As for Browning, who has started every game in his four years and had never been benched until the Cal game, he had a little something to get off his chest.
“We sat down, and I didn’t shy away from the fact that I was pissed off about it,” he said, speaking to the media for the first time since the incident. “I think anyone in that situation would be pissed off. I was, and I’m not going to lie about that.
“I decided to move on, not let it affect our season. We sat down, hashed it out. I think it’s a little bump in the road. But coach Petersen, he’s my guy. Been through a lot with him. I tried to handle it as maturely as possible, try not to let it turn into some huge drama, or whatever.
“I tried to move on to this game. I figured if we win this game, we’ll feel a lot better. Luckily, we did that.”
Good of him to mention luck. It may have been decisive, at least if you believe kicking into the wind involves a fair amount of randomness.
After Stanford (5-4, 3-3) scored with 3:24 left on 33-yard touchdown pass from QB K.J. Costello to WR Trenton Irwin, PK Collin Riccitelli missed the extra point wide right. It was a shank, but who knows if he was over-compensating for the gusts?
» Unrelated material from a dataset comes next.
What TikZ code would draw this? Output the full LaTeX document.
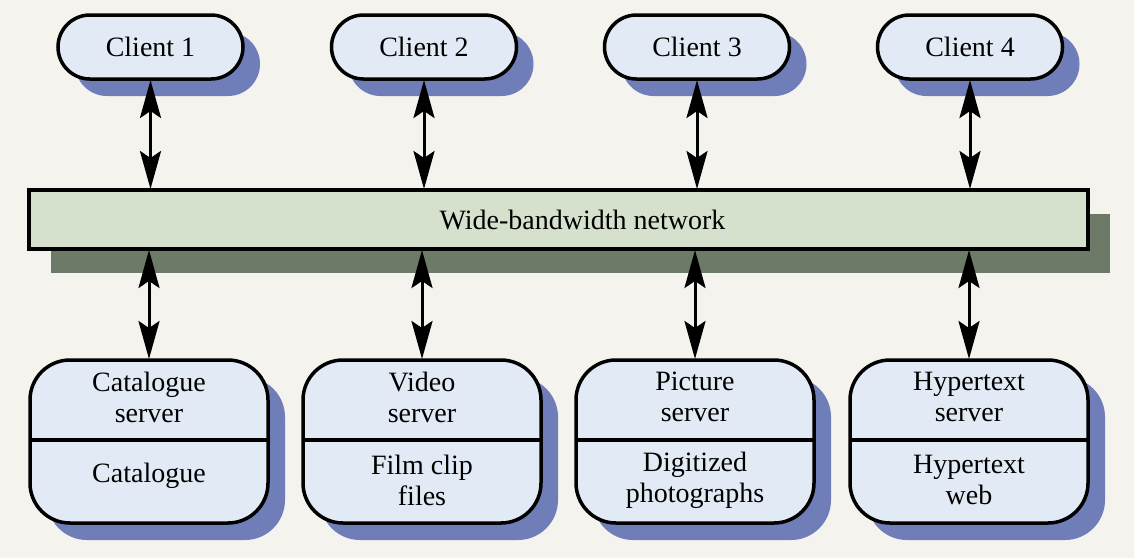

The 27-23 deficit meant the Cardinal, after forcing Washington to punt after a five-play final possession, needed a touchdown to win instead of a tying field goal to force overtime. Costello seemed up for it in the final 2:05, completing four of six passes to reach the Washington 34-yard line with three seconds left.
He had the good fortune of going against a depleted UW secondary. Starters Jordan Miller and Myles Bryant were out with injuries, and S Jojo McIntosh was ejected in the second quarter following a penalty for targeting.
But S Taylor Rapp was still there. Costello launched his Hail Mary, seeking one among the stable of power forwards Stanford had at tight end. Instead, he found Rapp at the goal line, making the Huskies’ third and most vital interception of the game.
The Cardinal comeback was nevertheless remarkable. Stanford didn’t have a first down until 11:35 remained in the first half, then wound up with 22, three more than Washington. They also had 424 of yards total offense, 53 more than the Huskies. Washington’s continuing puny pass rush sacked Costello just once, and at times seemed helpless, giving up all 23 points in the final 25 minutes.
Once the whiplash response to the 12-10 loss in Berkeley subsided, Washington seemed spent. Petersen suggested the week took its toll.
“That last week was really hard,” he said. “There’s no doubt about it. When you lose any games, it’s hard. On top of not scoring many points, all the offense, the players, the coaches, felt the weight of the world on their shoulders.
“You want to get it fixed, to go play and try to get it right. We made some strides tonight.”
The guy with the most strides was RB Myles Gaskin. After missing two games to rest a sore shoulder, Gaskin had 152 yards in a startling 28 carries. His six-yard touchdown run with 2:31 left in the first half put the Huskies up 21-0, and all seemed right and just in the purple world.
Then Stanford came ripping back.
“Credit coach (David) Shaw,” Browning said. “They stick to their stuff. They did the same (against Oregon). They did not panic at all. Usually people force stuff up, they didn’t at all.”
Forcing stuff up has been an occasional Browning trademark. But he made no turnovers while completing 16 of 27 passes for 194 yards. Yet there were times when Browning pulled the ball down to run, often coming up short of a first down. Apparently, that was part of Stanford’s plan.
“They dropped a bunch of (defenders), and we were in max protect, with three guys running routes,” he said. “Early in the season, I would have tried to run backward and make stuff happen. Now, I try to get forward and stay at second and five instead of second and 12.”
If true, that is a small sign of progress for the beleaguered Browning.
He rushed for the 16th TD of his career to get UW’s first touchdown, and threw for his 91st career TD in the second quarter. That put his career of total TDs at 107, fifth all-time in Pac-12 history. Yet he is roundly criticized for his mistakes, to the point where even his coach faltered on him.
Petersen, was not surprised Browning was raging.
“If he wasn’t upset and really pissed he got pulled out, I probably wouldn’t have wanted to put him back in,” he said. “That’s Jake, he’s a competitor and fighter. That’s happened to me back in the day. I know what it feels like. It’s different than the safety or tackle getting pulled out. He understood what I was trying to do.
“I’m pleased with him, but I knew he would respond like this.”
Throughout his career, Browning has deferred credit. For once, he gave himself a pat on the back.
“I’ve fought through a lot of things in my career, and felt like I responded well to all of them,” he said. “You can question a lot about me, but I’m pretty mentally tough.”
Tough enough to beat Stanford. And the critics. For a week, anyway.